Linux; Set RAID5 chunk size to 4kB to match FS block size and physical disk sector size

linuxmdadmsoftware-raid

There are many discussions and websites that explain the process of setting up a Linux software RAID with mdadm with the chunk size of a new RAID as 128kBs or 512Kbs. Serverfault is no exception.

I am now building a new media NAS and I see no good reason why I don't use a chunk size of 4kB though. Each of the four physical disks in the 'RAID-5-to-be' have 4KB sectors. Surely a 4kB chuck size makes the most sense mapping a 1:1 relationship from RAID volume down to disk sectors? Then atop that create the file system (which will be EXT4) with a 4kB block size?

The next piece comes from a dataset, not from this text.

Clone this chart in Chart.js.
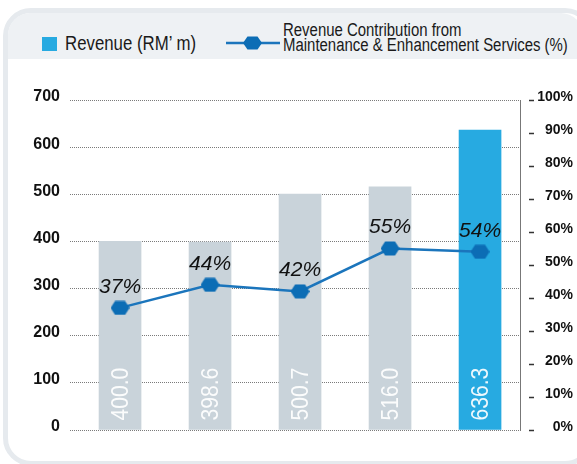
<!DOCTYPE html>
<html>
<head>
<meta charset="utf-8">
<script src="https://cdn.jsdelivr.net/npm/chart.js@4.4.0/dist/chart.umd.min.js"></script>
<style>
  body { margin: 0; width: 577px; height: 464px; background: #fff; position: relative; overflow: hidden;
         font-family: 'Liberation Sans', Arial, sans-serif; }
  #panel { position: absolute; left: 3px; top: 8px; width: 580px; height: 448px;
           border: 5px solid #e6eaee; border-radius: 28px; background: #fff; }
  #head { position: absolute; left: 8px; top: 13px; width: 575px; height: 46px; background: #eef1f4;
          border-radius: 22px 22px 0 0; }
  .sq { position: absolute; left: 42px; top: 37px; width: 15px; height: 14px; background: #27aae1; }
  .t1 { position: absolute; left: 65px; top: 32px; font-size: 20px; color: #1a1a1a; line-height: 22px;
        white-space: nowrap; transform: scaleX(0.84); transform-origin: 0 0; }
  .t2 { position: absolute; left: 283px; top: 23px; font-size: 18px; color: #1a1a1a; line-height: 15px;
        white-space: nowrap; transform: scaleX(0.83); transform-origin: 0 0; }
  #legline { position: absolute; left: 226px; top: 35px; }
  canvas { position: absolute; left: 0; top: 0; }
</style>
</head>
<body>
<div id="panel"></div>
<div id="head"></div>
<div class="sq"></div>
<div class="t1">Revenue (RM’ m)</div>
<svg id="legline" width="54" height="16">
  <line x1="0" y1="8" x2="54" y2="8" stroke="#1b75bc" stroke-width="2.5"/>
  <polygon points="17,8 21.5,1.5 31.5,1.5 36,8 31.5,14.5 21.5,14.5" fill="#0c6db5"/>
</svg>
<div class="t2">Revenue Contribution from<br>Maintenance &amp; Enhancement Services (%)</div>
<canvas id="c" width="577" height="464"></canvas>
<script>
const years = ['2012', '2013', '2014', '2015', '2016'];
const revenue = [400.0, 398.6, 500.7, 516.0, 636.3];
const revenueLabels = ['400.0', '398.6', '500.7', '516.0', '636.3'];
const contribution = [37, 44, 42, 55, 54];
const contributionLabels = ['37%', '44%', '42%', '55%', '54%'];
const barColors = ['#c9d3da', '#c9d3da', '#c9d3da', '#c9d3da', '#27aae1'];

const FONT = "'Liberation Sans', Arial, sans-serif";

// hexagon marker for the line points
const hex = document.createElement('canvas');
hex.width = 19;
hex.height = 15;
const hctx = hex.getContext('2d');
hctx.fillStyle = '#0c6db5';
hctx.beginPath();
hctx.moveTo(0, 7.5);
hctx.lineTo(4.5, 0.5);
hctx.lineTo(14.5, 0.5);
hctx.lineTo(19, 7.5);
hctx.lineTo(14.5, 14.5);
hctx.lineTo(4.5, 14.5);
hctx.closePath();
hctx.fill();

const labelPlugin = {
    id: 'labels',
    afterDatasetsDraw(chart) {
        const ctx = chart.ctx;
        const bars = chart.getDatasetMeta(1).data;
        ctx.save();
        ctx.fillStyle = 'rgba(255,255,255,0.92)';
        ctx.font = '24px ' + FONT;
        ctx.textAlign = 'left';
        ctx.textBaseline = 'middle';
        bars.forEach((bar, i) => {
            ctx.save();
            ctx.translate(bar.x, bar.base - 9);
            ctx.rotate(-Math.PI / 2);
            ctx.scale(0.88, 1); // narrow the text along its run
            ctx.fillText(revenueLabels[i], 0, 1);
            ctx.restore();
        });
        ctx.restore();

        const pts = chart.getDatasetMeta(0).data;
        ctx.save();
        ctx.fillStyle = '#111';
        ctx.font = 'italic 21px ' + FONT;
        ctx.textAlign = 'center';
        ctx.textBaseline = 'middle';
        pts.forEach((p, i) => {
            ctx.fillText(contributionLabels[i], p.x, p.y - 21);
        });
        ctx.restore();
    }
};

new Chart(document.getElementById('c'), {
    data: {
        datasets: [
            {
                type: 'line',
                data: contribution.map((v, i) => ({ x: i, y: v })),
                yAxisID: 'y2',
                borderColor: '#1b75bc',
                borderWidth: 2.5,
                pointStyle: hex,
                pointRadius: 8,
                order: 0
            },
            {
                type: 'bar',
                data: revenue.map((v, i) => ({ x: i, y: v })),
                yAxisID: 'y',
                backgroundColor: barColors,
                barThickness: 42,
                order: 1
            }
        ]
    },
    options: {
        responsive: false,
        animation: false,
        events: [],
        layout: { padding: { top: 100, right: 4, left: 0, bottom: 0 } },
        plugins: { legend: { display: false }, tooltip: { enabled: false } },
        scales: {
            x: {
                type: 'linear',
                min: -0.556,
                max: 4.444,
                afterFit: s => { s.height = 34; },
                grid: { display: false },
                border: { display: false },
                ticks: {
                    stepSize: 1,
                    includeBounds: false,
                    padding: 9,
                    color: '#111',
                    font: { family: FONT, size: 16, weight: 'bold' },
                    callback: v => years[v]
                }
            },
            y: {
                position: 'left',
                min: 0,
                max: 700,
                afterFit: s => { s.width = 70; },
                grid: { color: '#7a7a7a', drawTicks: false },
                border: { display: false, dash: [1, 1] },
                ticks: {
                    stepSize: 100,
                    padding: 10,
                    labelOffset: -3,
                    color: '#111',
                    font: { family: FONT, size: 16, weight: 'bold' }
                }
            },
            y2: {
                position: 'right',
                min: 0,
                max: 100,
                afterFit: s => { s.width = 53; },
                grid: {
                    drawOnChartArea: false,
                    tickLength: 14,
                    tickColor: '#333',
                    tickWidth: 1.5,
                    tickBorderDash: [0, 8, 6, 40]
                },
                border: { display: true, color: '#777', dash: [1, 1] },
                ticks: {
                    stepSize: 10,
                    padding: 4,
                    crossAlign: 'far',
                    labelOffset: -3,
                    color: '#111',
                    font: { family: FONT, size: 14, weight: 'bold' },
                    callback: v => v + '%'
                }
            }
        }
    },
    plugins: [labelPlugin]
});
</script>
</body>
</html>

How does a 128kB (for example) chunk size become more beneficial when disks only have 4kB sectors?

Best Answer

This is related to read-ahead. Rotating drives suffer from an extremely slow access access time, so you want to minimize access time and read sequentially as much as possible. To achieve this, Linux use a default 128KB read-ahead value, which mean that every time you request a 1KB block, 128KB would actually be read and cached.

Check your read-ahead setting with

cat /sys/block/sda/queue/read_ahead_kb 

Actually this 128KB value is extremely conservative and is better fitted for old ATA drives from ten years ago with 512 KB cache. For modern, 64 MB cache drives, a 1 or 2 MB value would probably be a better fit. For hardware RAID with large caches, values of 64MB or more are to be preferred.

Don't forget to play with the read-ahead settings to see how they affect your performance:

echo 1024 > /sys/block/sda/queue/read_ahead_kb